6. There are two metal fittings around the point where the barrel mounts. Undo the two screws (be careful not to lose the nuts from the left side) and remove them. There is a small pin inside which secures the barrel – don’t lose this (I managed to lose mine). Now pull out the barrel.

7. Undo the two larger screws and the four little screws that secure the magazine tube. The plates that are secured by the little screws need to be bent outwards a little to allow them to slide forwards.(I’d recommend bending them as little as possible) Now you can pull the magazine tube off.

8. Under the plates attached to the magazine tube are the two shell latches. Remove these (they fall out quite easily) and make sure that the springs are present. These are not very well attached so take care not to lose them.

9. Remove the two screws (marked). Now you can lift off this side of the receiver.

10. Lift up the back of the mainspring guide (use a small screwdriver for leverage) and remove the guide and spring. Also, remove the trigger (there is a small spring on the underside of the top bar – keep an eye on this).

11. Now you can remover the action from the receiver. When you reassamble, you need to locate the brass tube (marked) into the recess on the receiver.


Now that you’ve got your M1100 in bits there are a few things that you can do to improve it’s performance.

First, plenty of lubrication is important. Make sure that all of the bearing surfaces (trigger/valve contact point especially) are greased and all of the points of contact for the bolt should be well lubed.

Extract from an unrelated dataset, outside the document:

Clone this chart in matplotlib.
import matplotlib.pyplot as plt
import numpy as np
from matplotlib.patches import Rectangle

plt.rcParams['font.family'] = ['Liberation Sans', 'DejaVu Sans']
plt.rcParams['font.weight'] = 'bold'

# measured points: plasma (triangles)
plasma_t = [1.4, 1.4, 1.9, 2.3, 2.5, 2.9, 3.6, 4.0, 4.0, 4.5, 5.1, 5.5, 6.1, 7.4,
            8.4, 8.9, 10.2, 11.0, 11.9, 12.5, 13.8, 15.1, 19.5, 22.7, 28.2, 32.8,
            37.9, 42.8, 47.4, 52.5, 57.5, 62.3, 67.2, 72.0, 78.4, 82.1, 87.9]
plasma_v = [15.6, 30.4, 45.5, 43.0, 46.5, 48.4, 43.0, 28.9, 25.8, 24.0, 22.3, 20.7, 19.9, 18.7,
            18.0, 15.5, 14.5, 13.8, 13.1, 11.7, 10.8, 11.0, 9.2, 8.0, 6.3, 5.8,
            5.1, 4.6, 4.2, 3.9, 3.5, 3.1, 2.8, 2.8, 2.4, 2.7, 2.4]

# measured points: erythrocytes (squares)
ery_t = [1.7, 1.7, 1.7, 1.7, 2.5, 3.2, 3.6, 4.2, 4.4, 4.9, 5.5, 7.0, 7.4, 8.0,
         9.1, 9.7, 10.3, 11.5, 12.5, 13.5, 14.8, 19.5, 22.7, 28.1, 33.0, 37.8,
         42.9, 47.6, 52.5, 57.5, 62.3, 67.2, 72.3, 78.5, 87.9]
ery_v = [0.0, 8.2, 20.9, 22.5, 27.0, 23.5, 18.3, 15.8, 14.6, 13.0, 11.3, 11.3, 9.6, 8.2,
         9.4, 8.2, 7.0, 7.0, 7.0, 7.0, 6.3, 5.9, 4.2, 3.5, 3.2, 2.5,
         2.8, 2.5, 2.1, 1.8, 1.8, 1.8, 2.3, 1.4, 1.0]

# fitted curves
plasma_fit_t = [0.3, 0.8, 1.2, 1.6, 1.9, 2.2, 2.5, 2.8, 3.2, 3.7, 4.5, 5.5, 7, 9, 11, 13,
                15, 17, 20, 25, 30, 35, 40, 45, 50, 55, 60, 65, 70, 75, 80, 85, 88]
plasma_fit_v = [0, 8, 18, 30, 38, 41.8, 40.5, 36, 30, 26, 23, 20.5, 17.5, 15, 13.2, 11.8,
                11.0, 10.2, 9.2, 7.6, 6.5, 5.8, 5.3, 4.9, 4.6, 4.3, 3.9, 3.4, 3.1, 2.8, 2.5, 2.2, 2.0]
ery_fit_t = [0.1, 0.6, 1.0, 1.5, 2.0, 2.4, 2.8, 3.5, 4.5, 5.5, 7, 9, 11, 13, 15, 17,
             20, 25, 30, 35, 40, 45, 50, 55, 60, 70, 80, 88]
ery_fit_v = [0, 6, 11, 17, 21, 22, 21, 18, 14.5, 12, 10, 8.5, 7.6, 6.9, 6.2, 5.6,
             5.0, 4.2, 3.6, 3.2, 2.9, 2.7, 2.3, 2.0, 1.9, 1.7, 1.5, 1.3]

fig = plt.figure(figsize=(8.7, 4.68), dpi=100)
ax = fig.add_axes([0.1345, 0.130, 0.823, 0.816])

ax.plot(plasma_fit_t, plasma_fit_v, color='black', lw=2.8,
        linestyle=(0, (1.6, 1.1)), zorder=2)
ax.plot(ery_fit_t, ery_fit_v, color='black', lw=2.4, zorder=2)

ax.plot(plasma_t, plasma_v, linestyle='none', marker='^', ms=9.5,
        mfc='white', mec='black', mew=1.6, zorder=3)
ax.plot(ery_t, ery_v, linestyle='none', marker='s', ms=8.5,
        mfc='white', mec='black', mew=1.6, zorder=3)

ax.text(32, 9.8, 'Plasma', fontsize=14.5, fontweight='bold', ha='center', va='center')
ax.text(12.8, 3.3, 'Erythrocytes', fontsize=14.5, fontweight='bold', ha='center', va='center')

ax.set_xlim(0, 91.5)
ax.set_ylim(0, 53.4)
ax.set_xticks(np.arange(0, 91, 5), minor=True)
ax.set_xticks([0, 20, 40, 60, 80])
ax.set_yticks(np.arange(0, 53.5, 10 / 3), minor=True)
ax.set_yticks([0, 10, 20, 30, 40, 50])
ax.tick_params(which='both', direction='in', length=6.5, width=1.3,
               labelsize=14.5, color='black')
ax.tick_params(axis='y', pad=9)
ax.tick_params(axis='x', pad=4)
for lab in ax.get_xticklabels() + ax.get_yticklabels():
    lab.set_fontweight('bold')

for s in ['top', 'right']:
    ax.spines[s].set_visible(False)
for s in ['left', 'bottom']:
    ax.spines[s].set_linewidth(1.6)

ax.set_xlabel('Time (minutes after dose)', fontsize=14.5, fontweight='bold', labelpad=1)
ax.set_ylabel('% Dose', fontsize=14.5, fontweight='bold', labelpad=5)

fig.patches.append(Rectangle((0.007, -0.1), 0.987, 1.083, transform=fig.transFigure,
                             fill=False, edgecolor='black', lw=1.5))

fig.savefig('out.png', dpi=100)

The biggest weakpoint on this gun is the gas hose. The plastic is quite rigid and kinks very easily. I have replaced the original hose with some water hose (from my local auto parts shop) which is much less prone to kinking and it has made a world of difference.

I sometimes find shells sticking just inside the magazine tube. While some of these have been due to shells with slightly deformed rims, the problem is largely due to imperfections in the receiver at the point where rounds exit the magazine tube. A bit of filing and polishing here will fix this.

The metal of the shell latches is quite soft and after a fair bit of use they spread at the front creating a lip that catches on shells. This can also be fixed with a bit of filing and polishing. This is going to be a recurring problem and in the long term I suspect that I will need to replace the shell latches with something made from better metal. I’m going to look into whether real steel shell latches will fit.

Finally, I have removed the ball bearings and springs that make the trigger snap in and out of position. This makes the trigger pull much lighter and stops it from jamming (which has happened a couple of times). If you do this then you can no longer ‘squeeze’ the trigger as this will cause gas to leak and, most likely, a mis-feed. As long as you always pull the trigger sharply this is a good modification.

Shortening the M1100/870 series

If you want to shorten your M1100/870 it’s really quite easy. First, you need to remove the magazine tube extension and cut it down to the required length.
Of course, you’ll need the plug out of the end (which you have now just cut off). This comes out to the front. The easiest way to do this is to hold the magazine tube in your hand (plug to the bottom), drop a long screwdriver into the tube and hit the top of it sharply with a hammer – this will pop the plug out. Now you can hammer it into the front of your shortened magazine extension.
Now the outer barrel can be cut down to match. If you find that the inner barrel protrudes, it’ll need to be shortened as well. Try and do this neatly (small pipe cutters can be had quite cheaply from DIY stores) but the M1100/870s aren’t exactly precision weapons so don’t worry too much.
Finally, the magazine spring will need to be shortend in proportion to the shorted magazine tube.